Just 200 nautical miles north of ʻĀpia, Hōkūleʻa came upon this pristine jewel in the immense Pacific, the island of Olohega, more commonly referred to as Swains Island.
“Swains island as you can see, is a remote island. Through studies, it is one of the important stopovers for sea-farers,” says Swains Island Representative, Alex Jennings.
It is the prime example of how a determined people, with a deep connection to place, have sustained themselves and the island’s resources thru changing times and industry and now want to position there home as a model for sustainable living.
“Everything on this island was strictly conserved from our fish resources which is our greatest source of food was our ocean,” says Jennings.
Swains once supported a booming copra industry that yielded 40 tons of dried coconut every 3 months.
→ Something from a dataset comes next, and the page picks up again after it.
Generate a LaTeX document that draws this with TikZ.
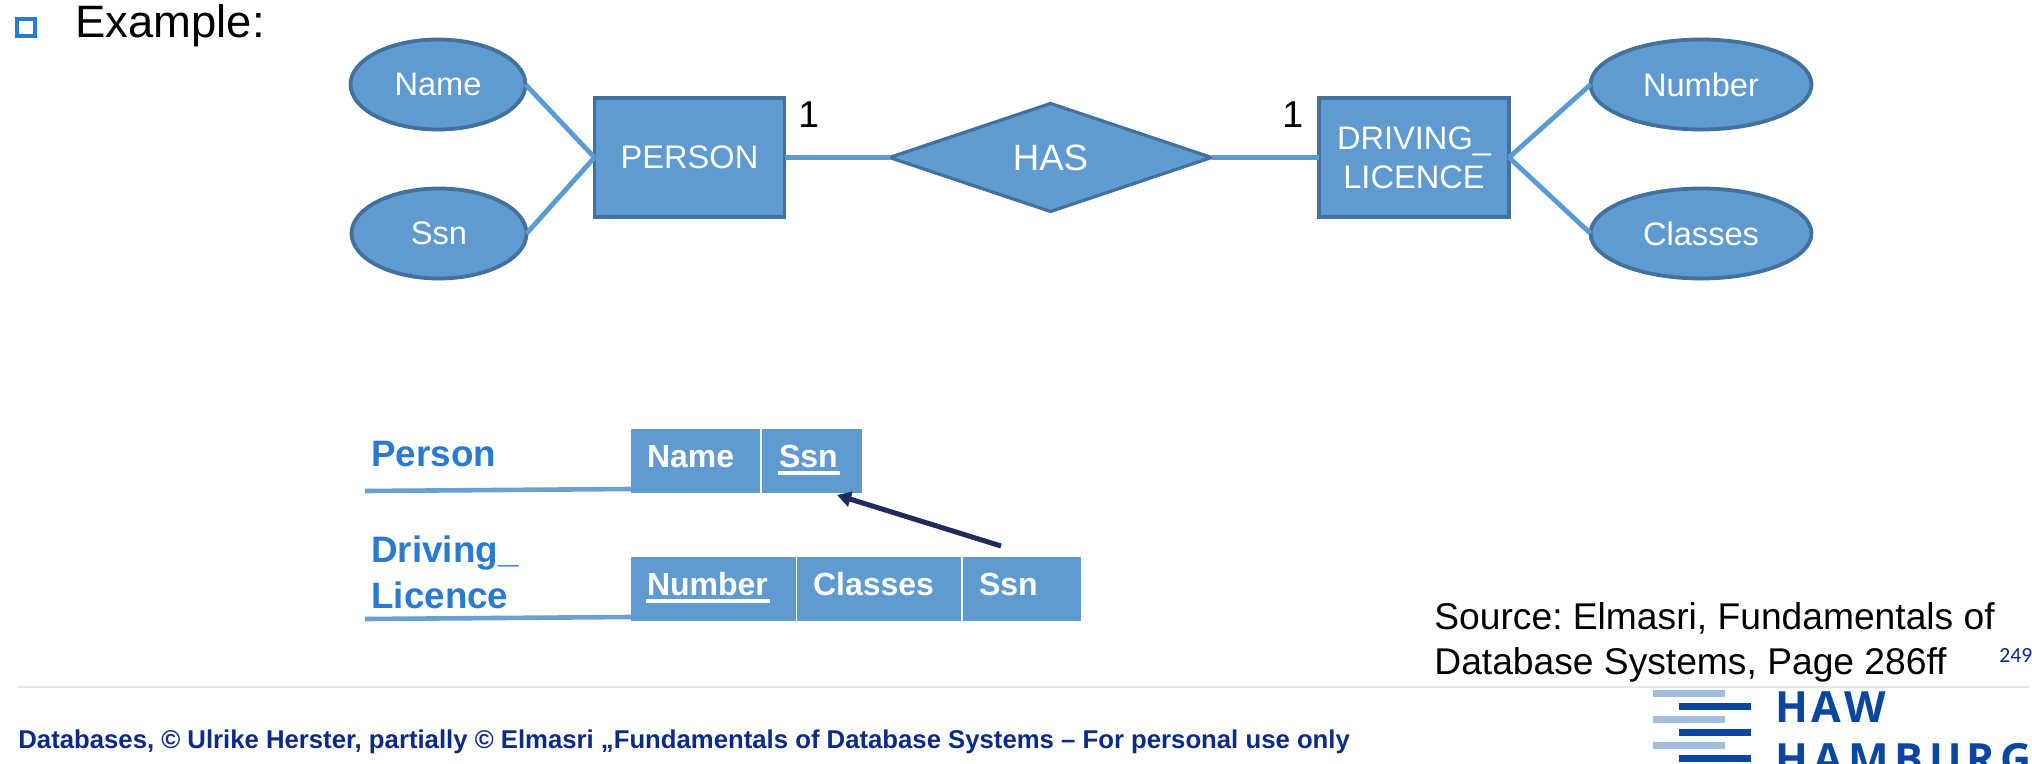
\documentclass[tikz,border=0pt]{standalone}
\usepackage{fontspec}
\setmainfont{Liberation Sans}
\newfontfamily\carlitofont{Carlito}
\newfontfamily\logofont{Open Sans}
\usetikzlibrary{shapes.geometric,arrows.meta}
\AtBeginDocument{\frenchspacing}
\definecolor{erfill}{HTML}{5F9BD1}
\definecolor{erline}{HTML}{41719C}
\definecolor{linkblue}{HTML}{5B9BD5}
\definecolor{rowline}{HTML}{6A9FD0}
\definecolor{titleblue}{HTML}{2A7BD0}
\definecolor{footblue}{HTML}{0B2A8A}
\definecolor{logodark}{HTML}{0B46A0}
\definecolor{logolight}{HTML}{A3BEDC}
\definecolor{fkarrow}{HTML}{1F2A5E}
\newcommand{\lowtxt}[1]{\raisebox{-0.6pt}{#1}}
\tikzset{
  x=0.5pt,y=-0.5pt,
  attr/.style={ellipse,draw=erline,fill=erfill,line width=1.9pt,inner sep=0pt,outer sep=0pt,
    minimum width=87.5pt,minimum height=45pt,text=white,font=\fontsize{16.3}{19.5}\selectfont},
  entity/.style={rectangle,draw=erline,fill=erfill,line width=1.6pt,inner sep=0pt,outer sep=0pt,
    minimum width=95pt,minimum height=59.5pt,text=white,align=center,font=\fontsize{16.3}{19.5}\selectfont},
  rel/.style={diamond,draw=erline,fill=erfill,line width=1.6pt,inner sep=0pt,outer sep=0pt,aspect=3,
    minimum width=161pt,minimum height=54pt,text=white,font=\fontsize{18.3}{22}\selectfont},
  link/.style={draw=linkblue,line width=2.4pt},
  cell/.style={rectangle,fill=erfill,inner sep=0pt,outer sep=0pt,anchor=north west,minimum height=32pt},
  celltext/.style={anchor=base west,inner sep=0pt,outer sep=0pt,text=white,font=\bfseries\fontsize{16}{19}\selectfont},
  tablename/.style={anchor=base west,inner sep=0pt,text=titleblue,font=\bfseries\fontsize{18.4}{22}\selectfont},
  plain/.style={anchor=base west,inner sep=0pt,text=black},
  logobar/.style={rectangle,inner sep=0pt,outer sep=0pt,anchor=north west,minimum height=3.5pt},
  logotext/.style={anchor=base west,inner sep=0pt,text=logodark,font=\logofont\bfseries\fontsize{21.5}{24}\selectfont},
}
\begin{document}
\begin{tikzpicture}
\path[use as bounding box] (0,0) rectangle (2032,764);
\clip (0,0) rectangle (2032,764);
\fill[white] (0,0) rectangle (2032,764);

% heading
\node[rectangle,draw=titleblue,line width=1.6pt,minimum width=9pt,minimum height=8.5pt,inner sep=0pt] (bullet) at (26,27.5) {};
\node[plain,font=\fontsize{22.7}{26}\selectfont] (example) at (75,38) {Example:};

% ER diagram
\node[attr] (name) at (438,84.5) {\lowtxt{Name}};
\node[attr] (ssn) at (439,233.5) {\lowtxt{Ssn}};
\node[entity] (person) at (689.5,157.5) {\lowtxt{PERSON}};
\node[rel] (has) at (1050.5,157.5) {\lowtxt{HAS}};
\node[entity] (licence) at (1414,157.5) {DRIVING\_\\LICENCE};
\node[attr,minimum width=110.5pt] (number) at (1701,84.5) {\lowtxt{Number}};
\node[attr,minimum width=110.5pt] (classes) at (1701,233.5) {\lowtxt{Classes}};
\draw[link] (name.east) -- (person.west);
\draw[link] (ssn.east) -- (person.west);
\draw[link] (person.east) -- (has.west);
\draw[link] (has.east) -- (licence.west);
\draw[link] (licence.east) -- (number.west);
\draw[link] (licence.east) -- (classes.west);
\node[plain,font=\fontsize{18.7}{22}\selectfont] (oneleft) at (798,128) {1};
\node[plain,font=\fontsize{18.7}{22}\selectfont] (oneright) at (1282,128) {1};

% relational schema
\node[tablename] (tperson) at (371,466) {Person};
\node[tablename] (tdriving) at (371,562) {Driving\_};
\node[tablename] (tlicence) at (371,608) {Licence};
\node[cell,minimum width=64.5pt] (c1) at (630.5,429) {};
\node[cell,minimum width=50pt] (c2) at (762,429) {};
\node[cell,minimum width=82.5pt] (c3) at (630.5,557) {};
\node[cell,minimum width=82pt] (c4) at (797,557) {};
\node[cell,minimum width=59pt] (c5) at (963,557) {};
\node[celltext] (c1t) at (647,467) {Name};
\node[celltext] (c2t) at (779,467) {Ssn};
\node[celltext] (c3t) at (647,595) {Number};
\node[celltext] (c4t) at (813,595) {Classes};
\node[celltext] (c5t) at (979,595) {Ssn};
\draw[white,line width=2pt] (c2t.base west)++(-1,6) -- ++(62,0);
\draw[white,line width=2pt] (c3t.base west)++(-1,6) -- ++(124,0);
\coordinate (pa) at (365,491);
\coordinate (pae) at (631,489);
\coordinate (pb) at (365,619);
\coordinate (pbe) at (631,617);
\draw[draw=rowline,line width=2.3pt] (pa) -- (pae);
\draw[draw=rowline,line width=2.3pt] (pb) -- (pbe);
\coordinate (fkfrom) at (1001,546);
\coordinate (fkto) at (837,495);
\draw[draw=fkarrow,line width=2.5pt,-{Triangle[length=7pt,width=7.5pt]}] (fkfrom) -- (fkto);

% source
\node[plain,font=\fontsize{18.6}{22}\selectfont] (source1) at (1434,629) {Source: Elmasri, Fundamentals of};
\node[plain,font=\fontsize{18.6}{22}\selectfont] (source2) at (1434,674) {Database Systems, Page 286ff};
\node[anchor=base west,inner sep=0pt,text=footblue,font=\carlitofont\fontsize{10.8}{13}\selectfont] (page) at (1999,662) {249};

% footer
\coordinate (rulea) at (18,687);
\coordinate (ruleb) at (2029,687);
\draw[draw=black!9,line width=1pt] (rulea) -- (ruleb);
\node[anchor=base west,inner sep=0pt,text=footblue,font=\bfseries\fontsize{12.86}{15}\selectfont] (foot) at (18,748) {Databases, © Ulrike Herster, partially © Elmasri „Fundamentals of Database Systems – For personal use only};

% logo
\node[logobar,fill=logolight,minimum width=35.75pt] (l1) at (1653,690) {};
\node[logobar,fill=logodark,minimum width=36pt] (d1) at (1679,703) {};
\node[logobar,fill=logolight,minimum width=35.75pt] (l2) at (1653,716) {};
\node[logobar,fill=logodark,minimum width=36pt] (d2) at (1679,729) {};
\node[logobar,fill=logolight,minimum width=35.75pt] (l3) at (1653,742) {};
\node[logobar,fill=logodark,minimum width=36pt] (d3) at (1679,755) {};
\node[logotext] (haw) at (1775,722) {H\kern1.7pt A\kern1.7pt W};
\node[logotext] (hamburg) at (1775,774) {H\kern2.7pt A\kern2.7pt M\kern2.7pt B\kern2.7pt U\kern2.7pt R\kern2.7pt G};
\end{tikzpicture}
\end{document}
To ensure this thriving eco-system, they planted over 800 acres of kumu niu, or coconut trees, maintaining balance in this precious environment.
“In the essence of here is what Hawaiʻi should be. That becomes both the reality and a symbol of the things that we hope for in our islands. Swains is this place with an amazing history, Swains is this place that it should be a school for the Earth. My sense is what’s missing in the rest of the world that’s in Swains, is that there is a deep connection between all of you to a single place on the planet which you call home,” says Thompson.